We set the log retention hours
to 1 hour as the following (previously setting was 72H)
Using the following Kafka command line tool, we set the kafka retention.ms
to 1H
. Our aim is to purge the data that is older then 1H in topic - test_topic
, so we used the following command:
kafka-configs.sh --alter \
--zookeeper localhost:2181 \
--entity-type topics \
--entity-name topic_test \
--add-config retention.ms=3600000
and also
kafka-topics.sh --zookeeper localhost:2181 --alter \
--topic topic_test \
--config retention.ms=3600000
Both commands ran without errors.
But the problem is about Kafka data that is older then 1H and still remains!
Actually no data was removed from the topic topic_test
partitions.
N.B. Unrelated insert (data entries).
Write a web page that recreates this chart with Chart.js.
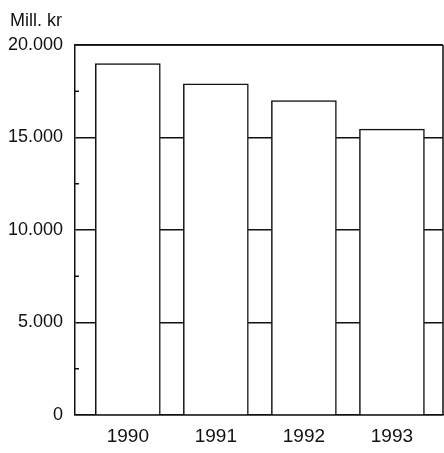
<!DOCTYPE html>
<html>
<head>
<meta charset="utf-8">
<script src="https://cdn.jsdelivr.net/npm/chart.js@4/dist/chart.umd.min.js"></script>
<style>
  html,body{margin:0;padding:0;background:#fff;}
  #wrap{width:444px;height:453px;}
</style>
</head>
<body>
<div id="wrap"><canvas id="chart" width="444" height="453"></canvas></div>
<script>
// data
const years = ['1990', '1991', '1992', '1993'];
const values = [19000, 17900, 17000, 15450];
const minorTicks = [2500, 7500, 12500, 17500];
const unitLabel = 'Mill. kr';

const FONT = '"Liberation Sans Narrow", "Arial Narrow", "Liberation Sans", sans-serif';
const fmt = v => String(v).replace(/\B(?=(\d{3})+(?!\d))/g, '.');

// frame, minor ticks on y axis and the unit text
const extras = {
  id: 'extras',
  afterDraw(chart){
    const {ctx, chartArea:a, scales:{y}} = chart;
    ctx.save();
    ctx.strokeStyle = '#111';
    ctx.lineWidth = 1.5;
    ctx.beginPath();
    ctx.moveTo(a.left, a.top); ctx.lineTo(a.right, a.top);
    ctx.moveTo(a.right, a.top); ctx.lineTo(a.right, a.bottom);
    minorTicks.forEach(v=>{
      const py = y.getPixelForValue(v);
      ctx.moveTo(a.left, py); ctx.lineTo(a.left + 4, py);
    });
    ctx.stroke();
    ctx.fillStyle = '#111';
    ctx.font = '18px ' + FONT;
    ctx.textBaseline = 'middle';
    ctx.fillText(unitLabel, 10, 21);
    ctx.restore();
  }
};

new Chart(document.getElementById('chart'), {
  type: 'bar',
  data: {
    datasets: [{
      data: years.map((yr, i) => ({x: i + 1, y: values[i]})),
      backgroundColor: '#fff',
      borderColor: '#111',
      borderWidth: 1.5,
      barThickness: 65
    }]
  },
  options: {
    responsive: false,
    animation: false,
    devicePixelRatio: 1,
    layout: {padding: {top: 45, right: 1}},
    plugins: {legend: {display: false}, tooltip: {enabled: false}},
    scales: {
      x: {
        type: 'linear',
        offset: false,
        min: 0.4, max: 4.58,
        afterFit: s => { s.height = 38; },
        afterBuildTicks: s => { s.ticks = years.map((_, i) => ({value: i + 1})); },
        grid: {display: false},
        border: {display: true, color: '#111', width: 1.5},
        ticks: {
          callback: v => years[v - 1] || '',
          color: '#111', padding: 2,
          font: {family: FONT, size: 19}
        }
      },
      y: {
        min: 0, max: 20000,
        afterFit: s => { s.width = 75; },
        grid: {color: '#111', lineWidth: 1.4, drawTicks: false},
        border: {display: true, color: '#111', width: 1.5},
        ticks: {
          stepSize: 5000,
          callback: v => fmt(v),
          color: '#111', padding: 12,
          font: {family: FONT, size: 18}
        }
      }
    }
  },
  plugins: [extras]
});
</script>
</body>
</html>
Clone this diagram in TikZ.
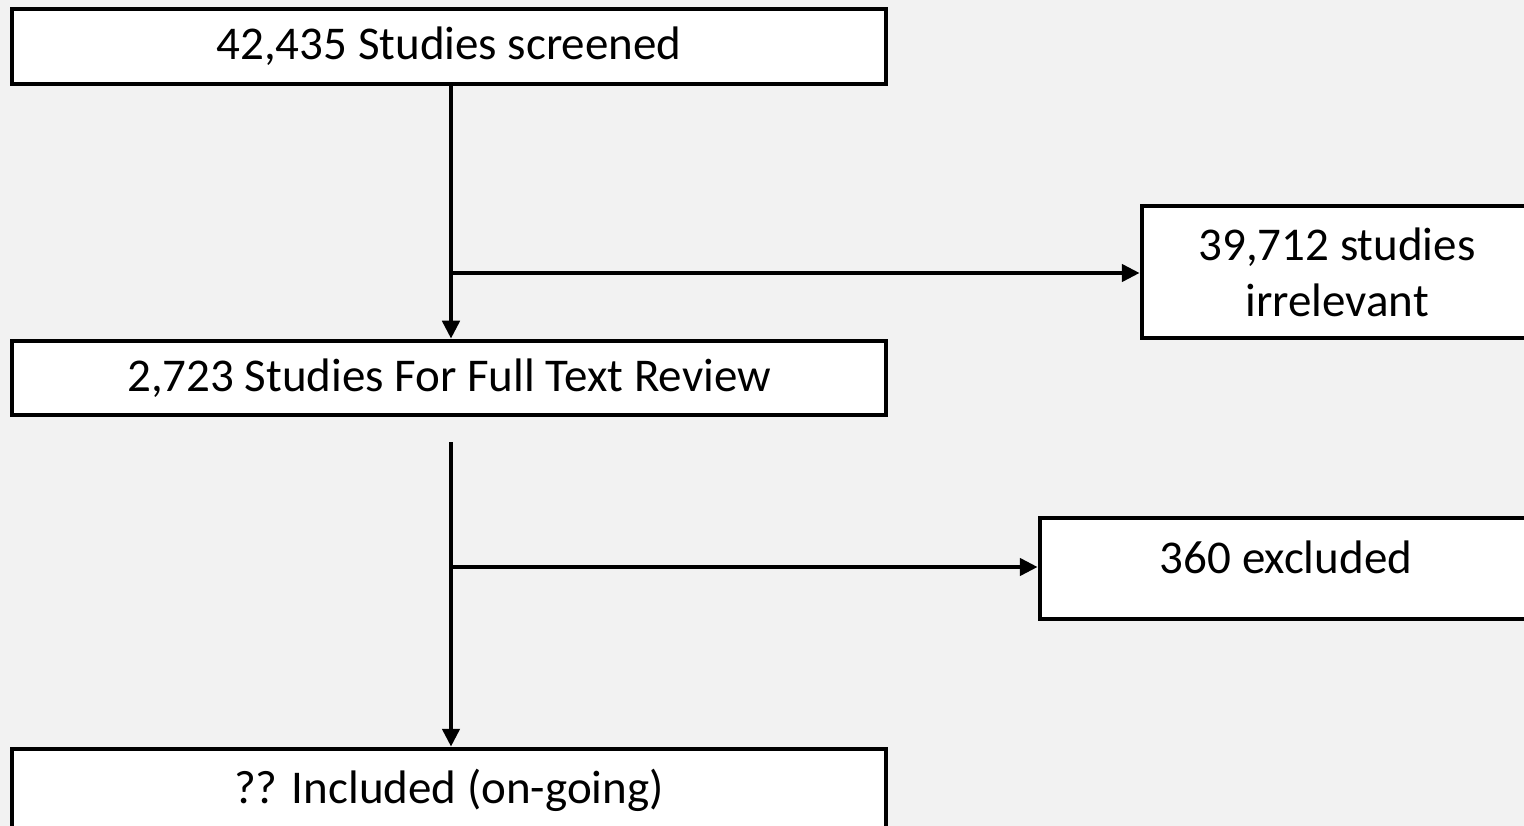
\documentclass[tikz,border=0pt]{standalone}
\usepackage{fontspec}
\setmainfont{Carlito}
\usetikzlibrary{arrows.meta}
\definecolor{bgc}{HTML}{F2F2F2}
\tikzset{
  boxnode/.style={draw=black, line width=4.5pt, fill=white, inner sep=0pt, align=center,
    font=\fontsize{47}{56}\selectfont},
  arr/.style={line width=4.5pt, -{Triangle[length=18pt,width=17pt]}},
}
\begin{document}
\begin{tikzpicture}[x=1pt,y=-1pt]
\useasboundingbox (0,0) rectangle (1524,826);
\clip (0,0) rectangle (1524,826);
\fill[bgc] (0,0) rectangle (1524,826);
\node[boxnode, minimum width=874pt, minimum height=75pt] (b1) at (449,46.5) {42,435 Studies screened};
\node[boxnode, minimum width=874pt, minimum height=74pt] (b3) at (449,378) {2,723 Studies For Full Text Review};
\node[boxnode, minimum width=874pt, minimum height=82pt] (b5) at (449,790) {?? Included (on-going)};
\node[boxnode, minimum width=390pt, minimum height=132pt] (b2) at (1337,272) {39,712 studies\\irrelevant};
\node[boxnode, minimum width=492pt, text height=55pt, text depth=46pt] (b4) at (1286,568.5) {360 excluded};
\coordinate (j1) at (451,273);
\coordinate (s2) at (451,442);
\coordinate (j2) at (451,567);
\draw[arr] (b1.south -| j1) -- (b3.north -| j1);
\draw[arr] (j1) -- (j1 -| b2.west);
\draw[arr] (s2) -- (b5.north -| s2);
\draw[arr] (j2) -- (j2 -| b4.west);
\end{tikzpicture}
\end{document}
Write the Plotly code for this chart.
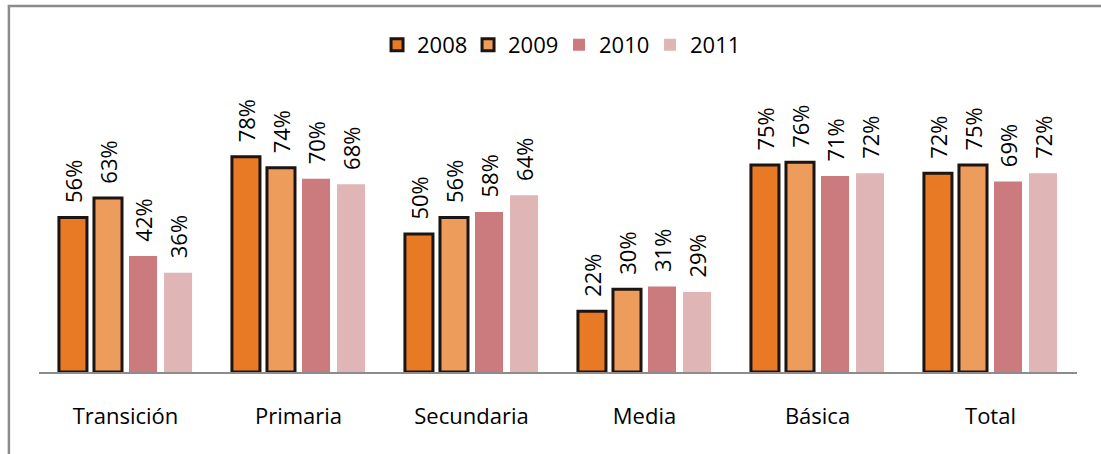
import plotly.graph_objects as go

categories = ["Transición", "Primaria", "Secundaria", "Media", "Básica", "Total"]
years = ["2008", "2009", "2010", "2011"]
v2008 = [0.56, 0.78, 0.50, 0.22, 0.75, 0.72]
v2009 = [0.63, 0.74, 0.56, 0.30, 0.76, 0.75]
v2010 = [0.42, 0.70, 0.58, 0.31, 0.71, 0.69]
v2011 = [0.36, 0.68, 0.64, 0.29, 0.72, 0.72]

series = [v2008, v2009, v2010, v2011]
colors = ["#E87A25", "#EE9C5C", "#CB7B7D", "#E0B5B6"]
outlined = [True, True, False, False]

FONT = "Open Sans, Noto Sans, sans-serif"
PAD = "\u00a0\u00a0"  # pushes the rotated labels a bit further off the bars

fig = go.Figure()
for name, vals, col, edge in zip(years, series, colors, outlined):
    fig.add_trace(go.Bar(
        x=categories, y=vals, name=name,
        marker=dict(color=col,
                    line=dict(color="#1c1410", width=3 if edge else 0)),
        text=[f"{PAD}{v:.0%}" for v in vals],
        textposition="outside", textangle=-90,
        textfont=dict(size=22, color="black", family=FONT),
        cliponaxis=False,
    ))

fig.update_layout(
    width=1101, height=454,
    paper_bgcolor="white", plot_bgcolor="white",
    font=dict(family=FONT, size=22, color="black"),
    barmode="group", bargap=0.19, bargroupgap=0.2,
    margin=dict(l=39, r=24, t=96, b=82),
    legend=dict(orientation="h", x=0.501, xanchor="center",
                y=1.185, yanchor="middle",
                font=dict(size=22), itemwidth=30, entrywidth=46),
    uniformtext=dict(minsize=22, mode="show"),
    shapes=[dict(type="rect", xref="paper", yref="paper",
                 x0=-0.029, x1=1.2, y0=-0.6, y1=1.326,
                 line=dict(color="#8c8c8c", width=2.5),
                 fillcolor="rgba(0,0,0,0)", layer="below")],
)
fig.update_xaxes(showline=True, linecolor="#8c8c8c", linewidth=2,
                 ticks="", showgrid=False, ticklabelstandoff=24)
fig.update_yaxes(range=[0, 1], visible=False, showgrid=False)

fig.write_html("out.html", config={"displayModeBar": False},
               post_script="document.body.style.margin='0';")
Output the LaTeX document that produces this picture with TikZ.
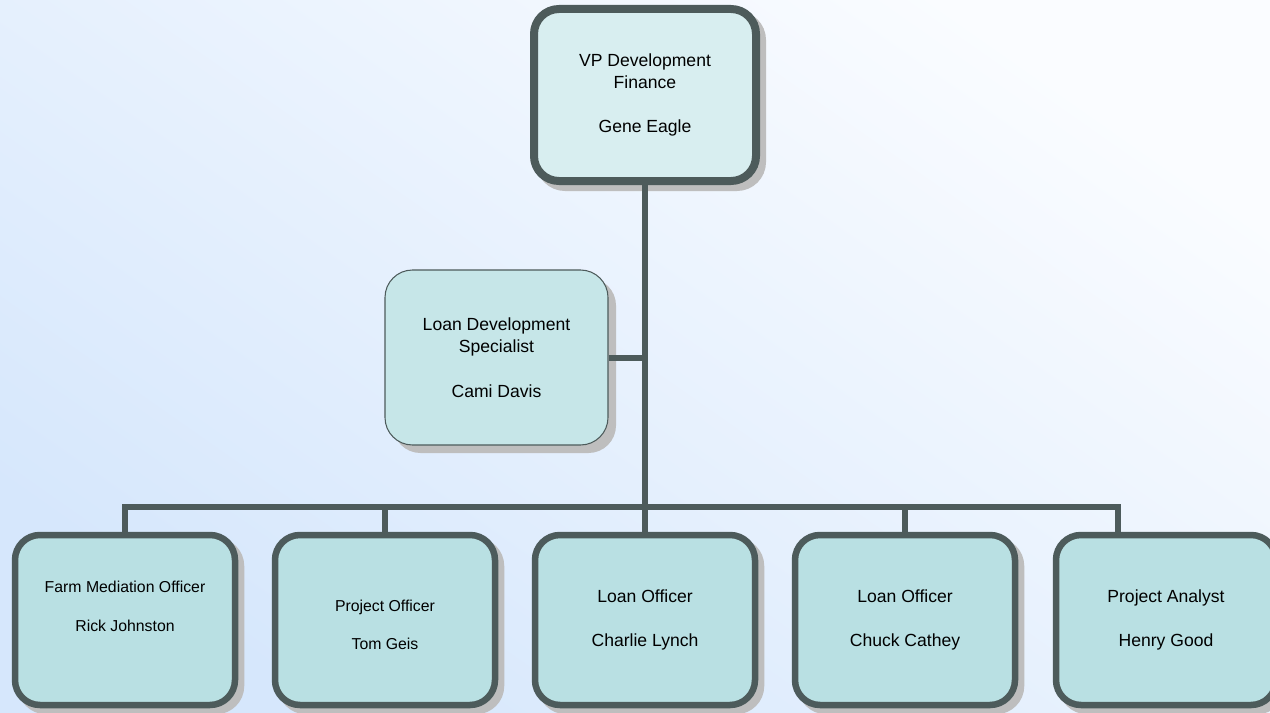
\documentclass[tikz,border=0pt]{standalone}
\usepackage{fontspec}
\setmainfont{Liberation Sans}
\usepackage{tikz}
\usetikzlibrary{shadows}
\definecolor{edge}{RGB}{77,91,91}
\definecolor{topfill}{RGB}{216,238,240}
\definecolor{midfill}{RGB}{198,230,232}
\definecolor{botfill}{RGB}{185,224,227}
\definecolor{shadowgray}{RGB}{190,190,190}
\definecolor{bgblue}{RGB}{214,231,252}
\definecolor{bgwhite}{RGB}{250,252,255}

\tikzset{
  boss/.style={draw=edge, fill=topfill, line width=0.16cm, rounded corners=0.5cm,
    minimum width=4.44cm, minimum height=3.44cm, align=center,
    font=\fontsize{10}{12.5}\selectfont,
    drop shadow={shadow xshift=0.12cm, shadow yshift=-0.12cm, fill=shadowgray,
      draw=shadowgray, line width=0.16cm, opacity=1}},
  staff/.style={draw=edge, fill=midfill, line width=0.6pt, rounded corners=0.55cm,
    minimum width=4.46cm, minimum height=3.5cm, align=center,
    font=\fontsize{10}{12.5}\selectfont,
    drop shadow={shadow xshift=0.16cm, shadow yshift=-0.16cm, fill=shadowgray, opacity=1}},
  officer/.style={draw=edge, fill=botfill, line width=0.13cm, rounded corners=0.5cm,
    minimum width=4.4cm, minimum height=3.4cm, align=center,
    font=\fontsize{10}{12.5}\selectfont,
    drop shadow={shadow xshift=0.12cm, shadow yshift=-0.12cm, fill=shadowgray,
      draw=shadowgray, line width=0.13cm, opacity=1}},
  small/.style={font=\fontsize{9}{11}\selectfont},
  conn/.style={draw=edge, line width=0.12cm}
}

\begin{document}
\begin{tikzpicture}
\useasboundingbox (0,0) rectangle (25.4,-14.26);
\clip (0,0) rectangle (25.4,-14.26);
\shade[top color=bgwhite, bottom color=bgblue, shading angle=-35] (0,0) rectangle (25.4,-14.26);

% top of the chart
\node[boss] (vp) at (12.9,-1.9) {VP Development\\Finance\\[13pt]Gene Eagle};
\node[staff] (lds) at (9.93,-7.15) {Loan Development\\Specialist\\[13pt]Cami Davis};

% bottom row
\node[officer,small] (fmo) at (2.5,-12.4) {Farm Mediation Officer\\[11pt]Rick Johnston\\[5pt]\mbox{}};
\node[officer,small] (po) at (7.7,-12.4) {\mbox{}\\[1pt]Project Officer\\[11pt]Tom Geis};
\node[officer] (lo1) at (12.9,-12.4) {Loan Officer\\[13pt]Charlie Lynch};
\node[officer] (lo2) at (18.1,-12.4) {Loan Officer\\[13pt]Chuck Cathey};
\node[officer] (pa) at (23.32,-12.4) {Project Analyst\\[13pt]Henry Good};

\coordinate (bus) at (12.9,-10.14);
\coordinate (pajoin) at (22.36,-10.14);

\draw[conn] (vp.south) -- (bus);
\draw[conn] (lds.east) -- (lds.east -| bus);
\draw[conn] (fmo.north) |- (pajoin) -- (pajoin |- pa.north);
\draw[conn] (po.north) -- (po.north |- bus);
\draw[conn] (lo1.north) -- (bus);
\draw[conn] (lo2.north) -- (lo2.north |- bus);
\end{tikzpicture}
\end{document}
We have HDP Kafka cluster version 1.0x and ambari
We do not understand why data on topic - topic_test
still remained? and not decreased even after we run both cli as already described
what is wrong on the following kafka cli?
kafka-configs.sh --alter --zookeeper localhost:2181 --entity-type topics --entity-name topic_test --add-config retention.ms=3600000
kafka-topics.sh --zookeeper localhost:2181 --alter --topic topic_test --config retention.ms=3600000
from the Kafka server.log
we ca see the following
2020-07-28 14:47:27,394] INFO Processing override for entityPath: topics/topic_test with config: Map(retention.bytes -> 2165441552, retention.ms -> 3600000) (kafka.server.DynamicConfigManager)
[2020-07-28 14:47:27,397] WARN retention.ms for topic topic_test is set to 3600000. It is smaller than message.timestamp.difference.max.ms's value 9223372036854775807. This may result in frequent log rolling. (kafka.server.TopicConfigHandler)
reference - https://ronnieroller.com/kafka/cheat-sheet